Harriet Tubman ain’t take no stuff

Portrait of the Artist as a Young Girl – Age 10

My birthday falls on the first day of Black History Month.  So it was shortly after I turned 10 that I performed in what became one of my best secular public plays ever (if I do say so myself).  I was Harriet Tubman and I got to carry a gun, a heavy replica that belonged to my grandfather, I believe.  All because Harriet Tubman ain’t take no stuff!

One cold evening in late February, on the Benjamin Banneker Elementary School stage I stood in my long skirt with my gun in hand and my lines, which I had written–after some extensive fourth grade research–and memorized–save for some cue cards in case the crowd made me nervous.  And I told them all about this larger than life character who’d lead slaves to freedom and threatened with death those who second-guessed their decision to escape midway through the trip.

The Black students in our school were all “selected” to be a part of the production and I reveled in that fact, especially since it required leaving class for rehearsals.  But I also liked the character I chose.  A lot.

“Didn’t come in this world to be a slave/and wasn’t going to stay one either.”

Eloise Greenfield’s poem was not on my mind at the time because I was not aware of it back then.  But that’s exactly why I liked her; heroines like Harriet Tubman remind me of my grandmother–“play me for a fool and you’ll lose your money.”  Heroines like Harriet Tubman informed my very understanding of what it could mean to be a woman: exacting and strong.

And so as I grew into it–womanhood that is–I didn’t feel compromised in a way that I think girls are made to feel about their bodies, their power, their role in the world.  Adolescence being what it is,  I can’t say that I escaped the confusion and questioning and began writing and reading about that internal conflict more extensively as a student at an all women’s college that challenged me to do just that.

Latent, or at least un-named as it had been, the proud little Harriet Tubman found its way from me in the darnedest of ways (not the least of which was bright orange hair and perpetual singledom)!

In 2004 while in residence at an artists’ colony, a fellow artist asked me about the manuscript I was working on–what are your major themes?  I talked about negotiating boundaries–my usual schpiel.

Later that week, while reading some pieces at an impromptu gathering of the residents: Wow, you really explore the notion of womanhood in your writing, she offered, I  see what you were talking about.

Huh?  But I said nothing about women–I was talking about negotiating…

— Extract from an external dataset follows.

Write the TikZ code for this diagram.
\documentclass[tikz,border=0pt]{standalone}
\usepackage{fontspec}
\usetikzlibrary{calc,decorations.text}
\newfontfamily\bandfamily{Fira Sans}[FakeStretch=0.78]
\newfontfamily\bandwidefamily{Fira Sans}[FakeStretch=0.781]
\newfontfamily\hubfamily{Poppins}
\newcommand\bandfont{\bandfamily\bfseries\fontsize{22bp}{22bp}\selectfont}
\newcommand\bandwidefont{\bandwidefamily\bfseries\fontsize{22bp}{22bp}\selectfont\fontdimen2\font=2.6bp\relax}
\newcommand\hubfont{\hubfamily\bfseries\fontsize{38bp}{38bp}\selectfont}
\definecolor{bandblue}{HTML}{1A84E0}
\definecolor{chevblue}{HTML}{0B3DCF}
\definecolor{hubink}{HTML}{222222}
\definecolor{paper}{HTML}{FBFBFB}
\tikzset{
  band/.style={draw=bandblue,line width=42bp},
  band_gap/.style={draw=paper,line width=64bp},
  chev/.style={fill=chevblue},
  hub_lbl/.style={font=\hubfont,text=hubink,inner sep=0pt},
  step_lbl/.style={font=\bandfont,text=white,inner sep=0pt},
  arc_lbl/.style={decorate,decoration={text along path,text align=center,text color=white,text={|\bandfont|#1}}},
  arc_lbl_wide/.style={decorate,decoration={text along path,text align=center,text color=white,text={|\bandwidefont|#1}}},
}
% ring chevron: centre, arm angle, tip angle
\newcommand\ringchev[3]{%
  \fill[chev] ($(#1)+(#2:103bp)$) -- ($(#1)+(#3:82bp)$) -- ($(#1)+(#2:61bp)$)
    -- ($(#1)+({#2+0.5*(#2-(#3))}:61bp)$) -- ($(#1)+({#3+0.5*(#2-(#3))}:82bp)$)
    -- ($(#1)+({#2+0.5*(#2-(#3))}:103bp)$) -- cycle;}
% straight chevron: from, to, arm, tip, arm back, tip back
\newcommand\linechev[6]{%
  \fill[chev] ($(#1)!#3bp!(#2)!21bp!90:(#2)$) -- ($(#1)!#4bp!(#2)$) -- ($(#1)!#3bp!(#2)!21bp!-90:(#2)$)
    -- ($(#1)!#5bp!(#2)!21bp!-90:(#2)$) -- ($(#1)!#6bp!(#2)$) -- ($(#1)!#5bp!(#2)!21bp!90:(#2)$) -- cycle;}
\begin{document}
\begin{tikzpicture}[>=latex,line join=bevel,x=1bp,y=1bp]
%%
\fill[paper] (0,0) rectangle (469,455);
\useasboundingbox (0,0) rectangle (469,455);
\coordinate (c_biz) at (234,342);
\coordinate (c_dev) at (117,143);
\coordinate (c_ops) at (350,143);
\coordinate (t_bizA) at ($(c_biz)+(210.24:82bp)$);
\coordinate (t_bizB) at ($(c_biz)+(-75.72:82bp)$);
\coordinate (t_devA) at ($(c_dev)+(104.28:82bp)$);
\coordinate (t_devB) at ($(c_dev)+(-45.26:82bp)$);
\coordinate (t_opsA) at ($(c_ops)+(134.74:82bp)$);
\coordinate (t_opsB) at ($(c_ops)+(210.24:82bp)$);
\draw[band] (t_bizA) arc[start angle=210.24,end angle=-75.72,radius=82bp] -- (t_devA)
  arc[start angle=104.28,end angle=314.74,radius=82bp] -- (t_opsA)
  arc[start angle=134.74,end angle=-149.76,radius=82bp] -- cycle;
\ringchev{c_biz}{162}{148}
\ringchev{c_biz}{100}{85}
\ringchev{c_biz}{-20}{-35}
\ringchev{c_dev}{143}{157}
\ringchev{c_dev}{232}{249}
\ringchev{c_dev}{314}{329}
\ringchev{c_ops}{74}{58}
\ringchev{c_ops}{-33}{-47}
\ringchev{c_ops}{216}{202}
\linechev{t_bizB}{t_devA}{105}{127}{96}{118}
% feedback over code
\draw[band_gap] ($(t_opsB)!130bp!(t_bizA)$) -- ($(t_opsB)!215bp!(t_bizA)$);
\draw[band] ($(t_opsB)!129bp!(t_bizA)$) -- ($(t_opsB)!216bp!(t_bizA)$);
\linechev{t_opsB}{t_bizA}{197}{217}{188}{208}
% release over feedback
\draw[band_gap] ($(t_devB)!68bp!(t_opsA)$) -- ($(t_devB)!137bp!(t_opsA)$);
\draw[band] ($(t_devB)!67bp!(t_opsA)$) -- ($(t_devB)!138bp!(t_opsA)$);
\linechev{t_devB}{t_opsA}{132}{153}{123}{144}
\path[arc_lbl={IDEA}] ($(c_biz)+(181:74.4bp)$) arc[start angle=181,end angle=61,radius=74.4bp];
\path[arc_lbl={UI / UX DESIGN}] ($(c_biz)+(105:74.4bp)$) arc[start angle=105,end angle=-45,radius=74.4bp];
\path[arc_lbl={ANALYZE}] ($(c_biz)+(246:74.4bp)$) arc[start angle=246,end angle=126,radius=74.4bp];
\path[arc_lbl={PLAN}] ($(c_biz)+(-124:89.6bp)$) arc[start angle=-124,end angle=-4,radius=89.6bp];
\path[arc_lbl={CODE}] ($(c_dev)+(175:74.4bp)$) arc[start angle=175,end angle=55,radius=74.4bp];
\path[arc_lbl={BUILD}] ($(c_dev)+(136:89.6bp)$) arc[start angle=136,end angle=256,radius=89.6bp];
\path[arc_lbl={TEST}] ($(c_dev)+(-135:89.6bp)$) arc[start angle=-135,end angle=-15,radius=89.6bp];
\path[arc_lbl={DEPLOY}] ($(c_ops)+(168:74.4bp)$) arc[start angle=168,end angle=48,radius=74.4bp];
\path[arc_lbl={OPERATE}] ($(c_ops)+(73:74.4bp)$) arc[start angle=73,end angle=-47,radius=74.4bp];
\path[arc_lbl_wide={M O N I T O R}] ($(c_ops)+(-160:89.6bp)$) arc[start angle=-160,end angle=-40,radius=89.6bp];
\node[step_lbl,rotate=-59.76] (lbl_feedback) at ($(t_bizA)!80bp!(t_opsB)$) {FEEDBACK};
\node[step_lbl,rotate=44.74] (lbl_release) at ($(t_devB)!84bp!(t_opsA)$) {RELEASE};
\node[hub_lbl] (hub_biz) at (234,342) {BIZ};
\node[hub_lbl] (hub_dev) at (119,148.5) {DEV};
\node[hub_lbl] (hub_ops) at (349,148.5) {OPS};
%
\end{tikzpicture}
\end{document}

Women negotiate all the time:
Harriet Tubman had to choose to leave her husband in slavery once he decided to remarry and stay; she wasn’t to enjoy another romantic relationship until 1869 at the age of 47 .

She left her mother, father, sisters and brothers during her initial escape.  Though she later retrieved some of them, her sister Rachel died before Harriet would be able to rescue her, and Rachel’s children were never rescued.

All of Harriet’s trips were made at the deficit of her illiteracy and her constant seizures from being hit in the head as a young slave.

Among the poems that consistently show up in my residency curriculum is Eloise Greenfield’s.  I want my students to have the chance to see themselves dynamically, too, like I began to (even though I didn’t know it) back in fourth grade.

3 thoughts on “Harriet Tubman ain’t take no stuff

  1. Harriet Tubman was/is one of my favorite heroines too….she’s tough and could ‘handle it’! She really WAS a Moses of her time, so I could only imagine you acting like her…both of you are tough cookies! Naw…w/or w/out the gun, neither of you ‘ don’t take no stuff’!!

    Like

  2. After I read this line, “All of Harriet’s trips were made at the deficit of her illiteracy and her constant seizures from being hit in the head as a young slave,” I broke into a deep, sorrowful cry. It hurt me to know and even think about, that a young woman as herself, was hit in the head at such a young age and then began having seizures. I am strengthened the more in my spirit because of soldiers like Harriet Tubman. She has provided a new meaning to the word, “determined” for me. I only dream that my determination that I’ve always had as a girl and now a woman will impact my community and this nation as I continue in my career as an educator of middle school students.